An Ongoing Internet Novelette
by Randy Glass - Copyright 2004 - All rights reserved
E-mail me at EspressoMyEspresso@gmail.com
Poor Planning, Good Coffee
When I was training to be a teacher, one of the things we were taught was that if you are going to do something new in front of the class you should rehearse it first to be sure it is going to work. Here's what happens when you don't:
The group for which my wife works (a local FireSafe Council) ws having their year-end party and I volunteered to make coffee. I figured I would bring my Senseo and the Cafe-filter and make some decent coffee from a batch of Colombian I had roasted. I also packed along the remaining DE pods I still had just in case there were a lot of people and I ran out of coffee. As I set up and folks began arriving I knew right away I was in trouble. There were probably about twenty people thee and as the night wore on a few more arrived. I knew that I would be busy, and that the Senseo would get a workout.

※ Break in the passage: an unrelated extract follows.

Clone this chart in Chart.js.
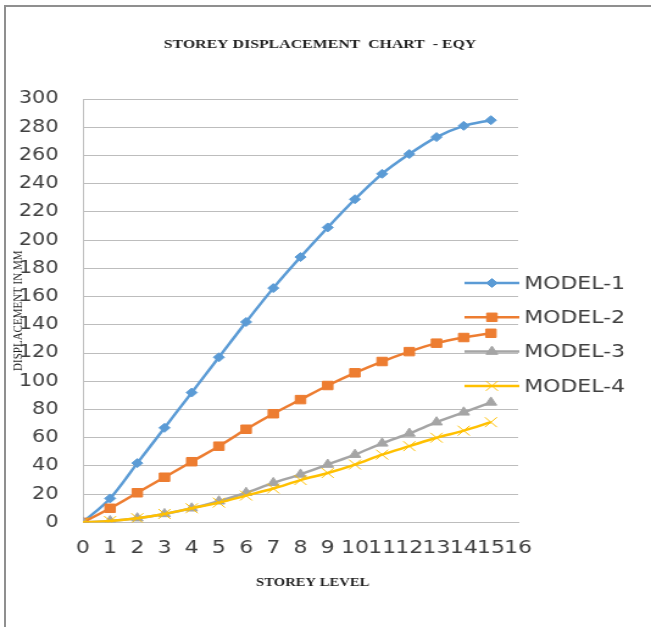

To add to the delightful workload the mobile in which we had the party was unused for some time and the water was somewhat rusty so the hostess said not to use it for drinking. I brought my own water in a large jug with a pouring spout, so I had to refill from that. The Senseo's small water container meant that I would be refilling quite often.
I pulled one shot into a coffee cup and tasted it for myself before serving it to others. It was actually quite delicious. I removed the Cafe-filter, knocked it out into my knock box (which i remembered to bring) and refilled it for the second pull. I had evidently over-filled it because there was very little flow and when I turned the Senseo off it was vacuum locked. This was the second time that has happened using the Cafe-filter. The manual states that it can take as much as 24 hours for the vacuum to be relieved, and until it is the machine cannot be opened.
Looking back, it probably was NOT a good idea to use the Senseo. My original timings showed that it has a pretty fast every time, but in these sorts of situations it is just not fast enough. I probably would have been better off using Silvia and making Americanos to order.
Still, this was no time to sit and document my bad planning. A solution must be found. I saw that on the stove was a large pour-over cone sitting on top of a serving carafe so I filled that carafe with my good water, poured that into a metal pot, and put it on the electric stove to boil. Probably would have been brought to a boil a lot faster if the electricity had been turned on to the stove. Now what?
Another attendee noticed that there was a blue Gevalia drip machine sitting on top of the refrigerator. Earlier, the hostess had offered me two packages of Gevalia coffee (pre-roasted and ground.. uchhh), which I turned down, and this was evidently the free machine that came with the Gevalia offer. I figured it was either use that, or cart boiling water from the main home to the party mobile.
I found some paper filters in a cabinet, measured out some coffee, did the same for an amount of water I guessed would be appropriate for the amount of coffee I used, and started the thing up. I watched from across the room and was quite amazed at how slow the Gevalia machine brewed. That was a good sign. I suppose it was slow, but compared to my Bunn everything else brews at a crawl.
The coffee must have been OK because the pot emptied fairly quickly- good thing too because there seemed to be no switch to turn off the coffee burning hot plate under the carafe.
So I brewed a second pot. I found that the basket into which the paper filter sits has a little fold-down handle making it very east to remove the old filter and dump the grounds, so in a short time I had another pot done. I poured myself a cup from this second batch and it was actually quite good. Even though the whole beans had been sitting, sealed in a glass jar, for about two or three weeks, they still made a very nice cup. I can say with some assurance that it was probably a lot better than what most of the people there were accustomed to drinking.
I did not get a chance to actually put a thermometer in the Gevalia to check the brew temp, but for free, it just might be a pretty good coffee maker to keep around.
ADENDUM - 11/7/2004 I looked at the Gevalia website but the coffee maker featured in the above story is no longer available- the new models have electronic controls and a thermal carafe instead of the traditional glass pot, and so I have no idea if anything else in them has changed.
I was about to sign up for the current Gevalia offer and get the current model for $8, but I talked to the hostess of the party and mentioned that I liked the coffee maker I used that night as it brewed slowly and seemed to be of the correct temperature. I asked if I could borrow it because I have been put in charge of coffee for our annual extended-family Thanksgiving dinner and food fight. *1
She told me that I could HAVE the coffee maker because she hated it. It is now sitting on the dining room table, and tomorrow I get out the digital thermometer and roast up a batch of Colombian to do some testing.
*1- It isn't mush of a food fight- we just toss a few olives at each other and wait for Mom to say, "O.K. That's enough," timidly, fearing that we might reach for the pumpkin pie.